Pela continuidade, mesmo em tempos de emergência social e política, do seu
habitual fraturamento e pela subalternização do debate e busca de plataformas
comuns à preocupação de tentar salvaguardar os interesses de implantação de
cada grupo. Também, pela desistência de procurarem forçar ao diálogo a esquerda
que está à sua direita, com isso influenciando, no mínimo, as suas posições e
produzindo uma clarificação.

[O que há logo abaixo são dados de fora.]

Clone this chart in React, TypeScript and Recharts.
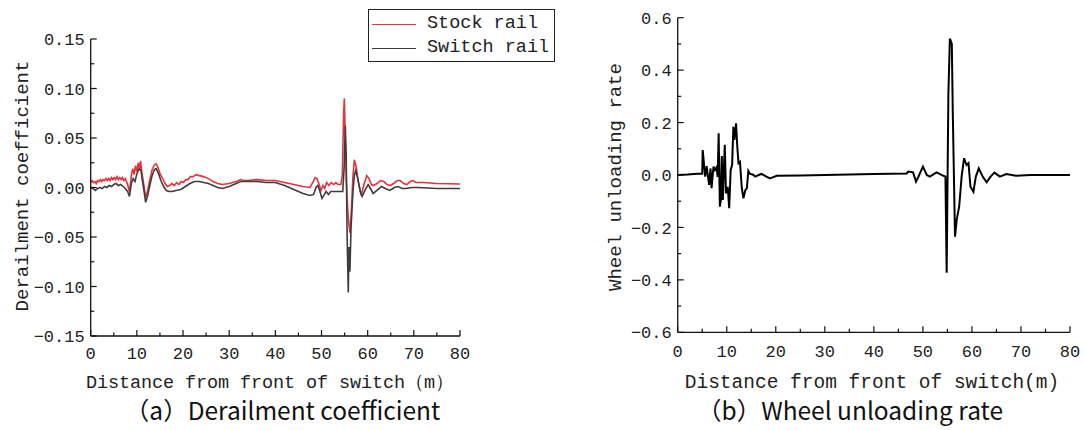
import React from 'react';
import { LineChart, Line, XAxis, YAxis, Legend } from 'recharts';

// ---------- tick labels ----------
const distanceTicks = [0, 5, 10, 15, 20, 25, 30, 35, 40, 45, 50, 55, 60, 65, 70, 75, 80];
const derailTicks = [-0.15, -0.125, -0.1, -0.075, -0.05, -0.025, 0, 0.025, 0.05, 0.075, 0.1, 0.125, 0.15];
const unloadTicks = [-0.6, -0.5, -0.4, -0.3, -0.2, -0.1, 0, 0.1, 0.2, 0.3, 0.4, 0.5, 0.6];

// ---------- series names ----------
const seriesNames = ['Stock rail', 'Switch rail'];

// ---------- stock rail derailment coefficient ----------
const stockDist = [
  0, 0.3, 0.6, 0.9, 1.2, 1.5, 1.8, 2.1, 2.4, 2.7, 3, 3.3, 3.6, 3.9, 4.2, 4.5, 4.8, 5.1, 5.4, 5.7,
  6, 6.3, 6.6, 6.9, 7.2, 7.5, 8, 8.4, 8.8, 9.1,
  9.4, 9.7, 10, 10.3, 10.6, 10.8, 11.1, 11.5, 11.9, 12.3, 12.8, 13.3, 13.8, 14.2, 14.6, 15.1,
  15.6, 16.1, 16.6, 17.1, 17.6, 18.1, 18.6, 19.1, 19.6, 20.1, 20.6, 21.1, 21.6, 22.2, 22.8, 23.5,
  24.5, 25.5, 26.5, 27.5, 28.5, 30, 31.5, 32.5, 33, 34, 36, 38, 40, 42, 44, 46,
  47.5, 48.2, 48.6, 49.0, 49.4, 49.9, 50.3, 50.7, 51.1, 51.6, 52.1, 52.6, 53.1, 53.6, 54.2, 54.5,
  54.8, 54.95, 55.15, 55.4, 55.7, 56.0, 56.2, 56.5, 56.8, 57.1, 57.5, 58.0, 58.6, 59.2, 59.8, 60.3,
  60.8, 61.3, 62, 62.8, 63.5, 64.2, 64.9, 65.6, 66.4, 67, 67.8, 68.5, 69.2, 69.8, 70.5, 72, 75, 80,
];
const stockCoef = [
  0.005, 0.007, 0.005, 0.006, 0.004, 0.007, 0.006, 0.008, 0.006, 0.008, 0.007, 0.009, 0.007, 0.009, 0.007, 0.010, 0.008, 0.010, 0.008, 0.011,
  0.008, 0.010, 0.008, 0.010, 0.007, 0.009, 0.003, -0.004, 0.012, 0.019,
  0.013, 0.022, 0.016, 0.025, 0.019, 0.027, 0.015, 0.003, -0.010, -0.004, 0.008, 0.018, 0.023, 0.024, 0.020, 0.013,
  0.009, 0.004, 0.001, 0.002, 0.004, 0.002, 0.005, 0.003, 0.006, 0.005, 0.008, 0.008, 0.011, 0.011, 0.013, 0.012,
  0.011, 0.009, 0.006, 0.004, 0.003, 0.004, 0.006, 0.008, 0.007, 0.007, 0.008, 0.007, 0.007, 0.005, 0.003, 0.001,
  0.000, 0.006, 0.010, 0.009, 0.004, -0.003, 0.002, -0.001, 0.005, 0.002, 0.005, 0.003, 0.005, 0.003, 0.003, 0.012,
  0.075, 0.090, 0.050, 0.005, -0.025, -0.040, -0.046, -0.020, 0.010, 0.028, 0.021, 0.005, -0.008, 0.003, 0.012, 0.009,
  0.003, 0.002, 0.004, 0.007, 0.006, 0.003, 0.002, 0.004, 0.007, 0.007, 0.004, 0.003, 0.006, 0.007, 0.005, 0.005, 0.004, 0.0035,
];

// ---------- switch rail derailment coefficient ----------
const switchDist = [
  0, 0.5, 1, 1.5, 2, 2.5, 3, 3.5, 4, 4.5, 5, 5.5, 6, 6.5, 7, 7.5, 8, 8.4, 8.8, 9.2,
  9.6, 10, 10.5, 10.9, 11.2, 11.6, 11.9, 12.3, 12.8, 13.3, 13.8, 14.2, 14.7, 15.2, 15.8, 16.4,
  17, 17.6, 18.5, 19.5, 20.5, 21.5, 22.5, 23.5, 24.5, 25.5, 26.5, 27.5, 28.5, 30, 31.5, 32.5,
  34, 36, 38, 40, 42, 44, 46, 47.5, 48.3, 48.8, 49.2, 49.6, 50.1, 50.5, 51.0, 51.5,
  52, 53, 54, 54.6, 54.9, 55.15, 55.35, 55.55, 55.8, 55.95, 56.15, 56.4, 56.8, 57.1, 57.4, 57.9,
  58.4, 58.8, 59.4, 60.1, 60.6, 61.2, 62, 63, 63.8, 64.8, 65.8, 66.6, 67.5, 68.3, 69.5, 71, 75, 80,
];
const switchCoef = [
  0.000, -0.001, -0.003, -0.001, 0.000, -0.001, 0.001, 0.000, 0.002, 0.001, 0.003, 0.004, 0.002, 0.003, 0.001, -0.001, -0.004, -0.009, 0.004, 0.009,
  0.006, 0.014, 0.019, 0.017, 0.007, -0.005, -0.015, -0.009, 0.002, 0.012, 0.018, 0.019, 0.014, 0.007, 0.001, -0.003,
  -0.004, -0.004, -0.003, -0.002, 0.001, 0.004, 0.006, 0.006, 0.005, 0.004, 0.002, 0.000, -0.001, 0.001, 0.004, 0.006,
  0.006, 0.006, 0.005, 0.005, 0.002, -0.002, -0.006, -0.008, -0.007, 0.000, 0.002, -0.003, -0.011, -0.008, -0.004, -0.007,
  -0.004, -0.004, -0.004, -0.004, 0.020, 0.062, 0.030, -0.050, -0.106, -0.060, -0.085, -0.040, -0.005, 0.012, 0.017, 0.008,
  -0.004, -0.009, -0.003, 0.003, -0.001, -0.006, -0.003, 0.001, -0.001, -0.003, 0.000, 0.001, -0.001, -0.001, 0.000, 0.000, -0.001, -0.001,
];

// ---------- wheel unloading rate ----------
const unloadDist = [
  0, 2, 4, 5.0, 5.1, 5.6, 5.9, 6.4, 6.7, 6.9, 7.3, 7.6, 7.95, 8.15, 8.35, 8.6, 8.8, 9.0, 9.2, 9.6,
  9.85, 10.2, 10.5, 10.8, 11.1, 11.35, 11.55, 11.9, 12.15, 12.4, 12.7, 13.05, 13.4, 13.8, 14.1, 14.4, 14.75, 15.3,
  15.8, 16.5, 17.1, 18, 18.8, 19.5, 20.2, 25, 30, 35, 40, 46.7, 47, 48, 48.6, 49.1,
  50, 50.8, 51.4, 52.8, 54.2, 54.6, 54.85, 55.2, 55.5, 55.9, 56.1, 56.55, 56.9, 57.4, 57.9, 58.4,
  58.9, 59.3, 59.7, 60.3, 60.8, 61.4, 62.2, 63, 63.8, 64.6, 65.7, 67, 69, 72, 80,
];
const unloadRate = [
  0.0, 0.002, 0.005, 0.005, 0.095, -0.006, 0.034, -0.038, 0.025, -0.05, 0.032, 0.019, 0.03, -0.007, 0.159, -0.121, -0.095, 0.072, -0.095, 0.115,
  -0.07, -0.045, -0.127, 0.019, 0.038, 0.184, 0.134, 0.197, 0.108, 0.045, 0.05, -0.045, -0.089, -0.057, -0.051, 0.016, 0.004, 0.002,
  -0.006, 0.0, 0.004, -0.005, -0.013, -0.008, -0.003, -0.002, 0.0, 0.002, 0.004, 0.006, 0.013, 0.01, -0.025, -0.006,
  0.032, 0.0, -0.006, 0.01, -0.003, -0.006, -0.373, 0.312, 0.52, 0.5, 0.235, -0.235, -0.17, -0.121, -0.006, 0.064,
  0.038, 0.045, -0.045, -0.064, -0.006, 0.025, -0.006, -0.028, -0.006, 0.009, -0.006, 0.004, -0.003, 0.0, 0.0,
];

const zip = (xs: number[], ys: number[]) => xs.map((x, i) => ({ x, y: ys[i] }));
const stockData = zip(stockDist, stockCoef);
const switchData = zip(switchDist, switchCoef);
const unloadData = zip(unloadDist, unloadRate);

const MONO = '"Liberation Mono", "DejaVu Sans Mono", monospace';
const CAPTION = '"Noto Sans CJK SC", "Noto Sans", sans-serif';
const TEXT_COLOR = '#222';
const AXIS_COLOR = '#111';

const fmt = (v: number, d: number) => {
  if (Math.abs(v) < 1e-9) return (0).toFixed(d);
  return (v < 0 ? '\u2212' : '') + Math.abs(v).toFixed(d);
};

const isMajorTick = (v: number, step: number) => Math.abs(v / step - Math.round(v / step)) < 1e-6;

const makeYTick = (step: number, decimals: number) => (props: any) => {
  const { x, y, payload } = props;
  const v = payload.value as number;
  const major = isMajorTick(v, step);
  const len = major ? 6 : 3.5;
  return (
    <g>
      <line x1={x} x2={x + len} y1={y} y2={y} stroke={AXIS_COLOR} strokeWidth={1.2} />
      {major && (
        <text x={x - 6} y={y} dy="0.36em" textAnchor="end" fontFamily={MONO} fontSize={17} fill={TEXT_COLOR}>
          {fmt(v, decimals)}
        </text>
      )}
    </g>
  );
};

const makeXTick = (step: number, labelGap: number) => (props: any) => {
  const { x, y, payload } = props;
  const v = payload.value as number;
  const major = isMajorTick(v, step);
  const len = major ? 6 : 3.5;
  return (
    <g>
      <line x1={x} x2={x} y1={y} y2={y - len} stroke={AXIS_COLOR} strokeWidth={1.2} />
      {major && (
        <text x={x} y={y + labelGap} dy="0.36em" textAnchor="middle" fontFamily={MONO} fontSize={17} fill={TEXT_COLOR}>
          {String(v)}
        </text>
      )}
    </g>
  );
};

const LegendBox = (props: any) => {
  const payload = (props.payload || []) as any[];
  return (
    <div
      style={{
        width: 187,
        height: 53,
        border: '1px solid #222',
        boxSizing: 'border-box',
        background: '#fff',
        paddingTop: 2,
      }}
    >
      {payload.map((p: any, i: number) => (
        <div key={i} style={{ display: 'flex', alignItems: 'center', height: 24 }}>
          <div style={{ marginLeft: 3, width: 44, height: 0, borderTop: `1.6px solid ${p.color}` }} />
          <span
            style={{
              marginLeft: 11,
              fontFamily: MONO,
              fontSize: 18.5,
              color: TEXT_COLOR,
              lineHeight: '24px',
              whiteSpace: 'nowrap',
            }}
          >
            {p.value}
          </span>
        </div>
      ))}
    </div>
  );
};

const LeftChart = () => (
  <LineChart width={560} height={430} margin={{ top: 39, right: 100, bottom: 54, left: 10.7 }}>
    <XAxis
      type="number"
      dataKey="x"
      domain={[0, 80]}
      ticks={distanceTicks}
      interval={0}
      height={40}
      tickSize={0}
      tickMargin={0}
      tickLine={false}
      axisLine={{ stroke: AXIS_COLOR, strokeWidth: 1.3 }}
      tick={makeXTick(10, 17)}
      allowDataOverflow
      label={() => (
        <g>
          <text
            x={270}
            y={381}
            dy="0.36em"
            textAnchor="middle"
            fontFamily={MONO}
            fontSize={18.5}
            fill={TEXT_COLOR}
            textLength={368}
            lengthAdjust="spacing"
          >
            Distance from front of switch（m）
          </text>
          <text x={282.5} y={411} dy="0.36em" textAnchor="middle" fontFamily={CAPTION} fontSize={24.5} fill="#111">
            （a）Derailment coefficient
          </text>
        </g>
      )}
    />
    <YAxis
      type="number"
      domain={[-0.15, 0.15]}
      ticks={derailTicks}
      interval={0}
      width={80}
      tickSize={0}
      tickMargin={0}
      tickLine={false}
      axisLine={{ stroke: AXIS_COLOR, strokeWidth: 1.3 }}
      tick={makeYTick(0.05, 2)}
      allowDataOverflow
      label={() => (
        <text
          x={21}
          y={186}
          dy="0.36em"
          textAnchor="middle"
          fontFamily={MONO}
          fontSize={19}
          fill={TEXT_COLOR}
          transform="rotate(-90 21 186)"
        >
          Derailment coefficient
        </text>
      )}
    />
    <Legend
      verticalAlign="middle"
      align="center"
      layout="horizontal"
      content={(p: any) => <LegendBox {...p} />}
      wrapperStyle={{ left: 368, top: 9, width: 187, height: 53 }}
    />
    <Line
      data={stockData}
      dataKey="y"
      name={seriesNames[0]}
      type="linear"
      stroke="#e8313a"
      strokeWidth={1.6}
      dot={false}
      activeDot={false}
      isAnimationActive={false}
    />
    <Line
      data={switchData}
      dataKey="y"
      name={seriesNames[1]}
      type="linear"
      stroke="#3d3d3d"
      strokeWidth={1.6}
      dot={false}
      activeDot={false}
      isAnimationActive={false}
    />
  </LineChart>
);

const RightChart = () => (
  <LineChart width={524} height={430} margin={{ top: 17.7, right: 14, bottom: 57.7, left: 37.7 }}>
    <XAxis
      type="number"
      dataKey="x"
      domain={[0, 80]}
      ticks={distanceTicks}
      interval={0}
      height={40}
      tickSize={0}
      tickMargin={0}
      tickLine={false}
      axisLine={{ stroke: AXIS_COLOR, strokeWidth: 1.3 }}
      tick={makeXTick(10, 19)}
      allowDataOverflow
      label={() => (
        <g>
          <text x={312} y={381} dy="0.36em" textAnchor="middle" fontFamily={MONO} fontSize={19.5} fill={TEXT_COLOR}>
            Distance from front of switch(m)
          </text>
          <text x={290} y={411} dy="0.36em" textAnchor="middle" fontFamily={CAPTION} fontSize={24.5} fill="#111">
            （b）Wheel unloading rate
          </text>
        </g>
      )}
    />
    <YAxis
      type="number"
      domain={[-0.6, 0.6]}
      ticks={unloadTicks}
      interval={0}
      width={80}
      tickSize={0}
      tickMargin={0}
      tickLine={false}
      axisLine={{ stroke: AXIS_COLOR, strokeWidth: 1.3 }}
      tick={makeYTick(0.2, 1)}
      allowDataOverflow
      label={() => (
        <text
          x={54}
          y={177}
          dy="0.36em"
          textAnchor="middle"
          fontFamily={MONO}
          fontSize={19}
          fill={TEXT_COLOR}
          transform="rotate(-90 54 177)"
        >
          Wheel unloading rate
        </text>
      )}
    />
    <Line
      data={unloadData}
      dataKey="y"
      name="Wheel unloading rate"
      type="linear"
      stroke="#000"
      strokeWidth={2}
      dot={false}
      activeDot={false}
      isAnimationActive={false}
    />
  </LineChart>
);

export default function App() {
  return (
    <div style={{ position: 'absolute', left: 0, top: 0, width: 1084, height: 430, background: '#fff', overflow: 'hidden' }}>
      <div style={{ position: 'absolute', left: 0, top: 0 }}>
        <LeftChart />
      </div>
      <div style={{ position: 'absolute', left: 560, top: 0 }}>
        <RightChart />
      </div>
    </div>
  );
}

Não o está, ainda, pela sua predominante
incapacidade para, a partir de diagnósticos acerca da crise e das lógicas
austeritárias que acertam na mouche, transmitirem esses diagnósticos e as
alternativas que apontam de uma forma clara, compreensível e credível para
qualquer cidadão.
Neste quadro, não
será talvez razão para grande espanto que seja em zonas de predominância
histórica da esquerda que a extrema-direita xenófoba comece, com mais
frequência, o seu crescimento.
Qual a solução
para evitar que a extrema-direita xenófoba se transforme de um espectro num
monstro bem real?
Não posso dar
outra resposta que não seja “combater e reverter todos os fatores que apontei
para esse crescimento”. Talvez começando, apenas por uma questão de
exequibilidade e urgência (mas sem desvalorizar os restantes), por aqueles que
têm um carácter político e comunicacional, a nível nacional e europeu.